A history mag? We're with you. A women's history mag? You had us at hello. And it's smart and handsome, too? Swell! It's called...HerStoria? Aye, there's the rub. But don't let it deter you!
We can't say how well HerStoria magazine is doing, because the quarterly only launched in February. But the UK-based magazine is all kinds of awesome. Think of it as a cross between American Heritage and a gender studies journal: accessible history, but smart and unpatronizing. As they put it, the mag "explores the past to discover how the other half lived, telling the story of ordinary - and extraordinary - women. We'll bring you opinions about the fairer sex from across the centuries, and investigate the ways in which women responded and lived their lives." If, like me, you find the juxtaposition of the quaint "fairer sex" with the also kinda-quaintly earnest title curiously endearing, you're in serious luck.

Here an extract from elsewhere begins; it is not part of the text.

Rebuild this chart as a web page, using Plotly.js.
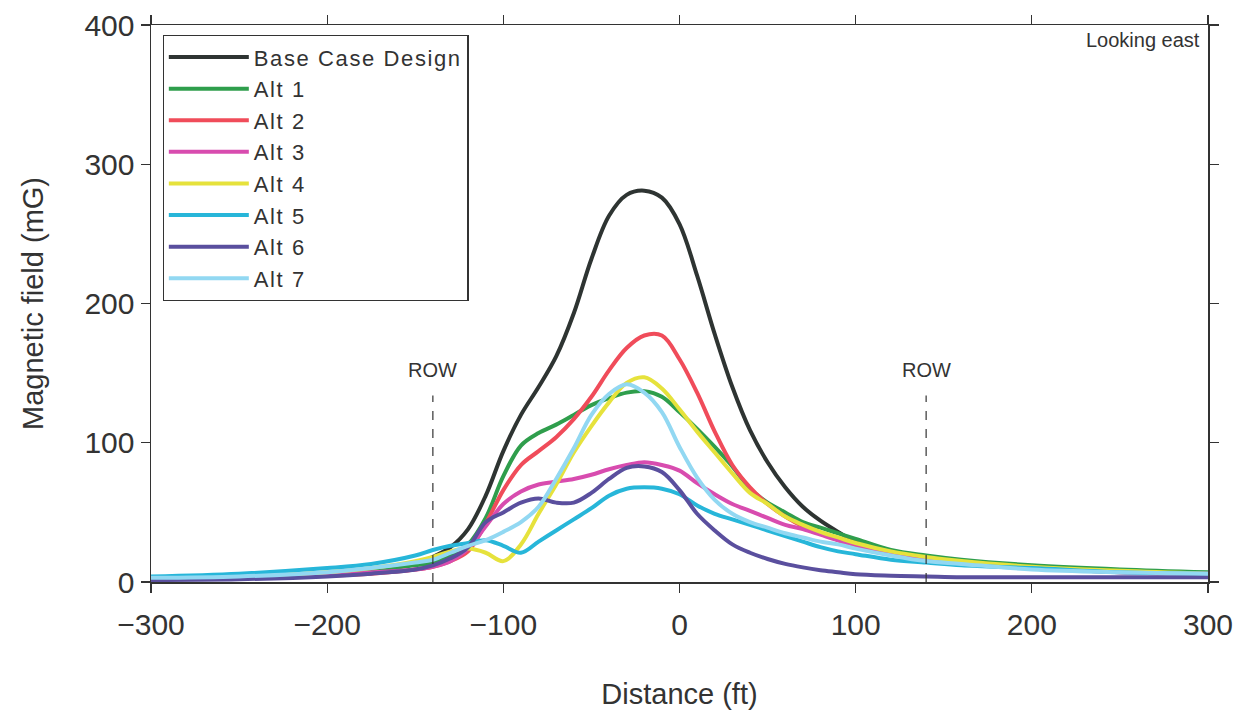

Issue one includes stories on women pirates, "unexpected aspects of the lives and loves of Sappho and the women of ancient Greece" and Bess of Hardwick, as well as examinations of how women's history is taught in schools, interviews with historians, and "a women's history walk around Bloomsbury in London." In short, a history nerd's dream come true! I don't mind admitting that I've shelled out the admittedly steep £29 for a subscription, both because I'm tantalized by descriptions of the new issue's focus on Victorian traveler Isabella Bird, "life in the workhouse" and the applications of Darwin's Descent of Man for women, and because I want to support this magazine. Yes, the title is goofy, and no, it's not designed for serious historians. But it's smart and well done and aimed at thinking women who find history fun - and there's a lot right with that. And yes, I may accidentally put masking tape over the title.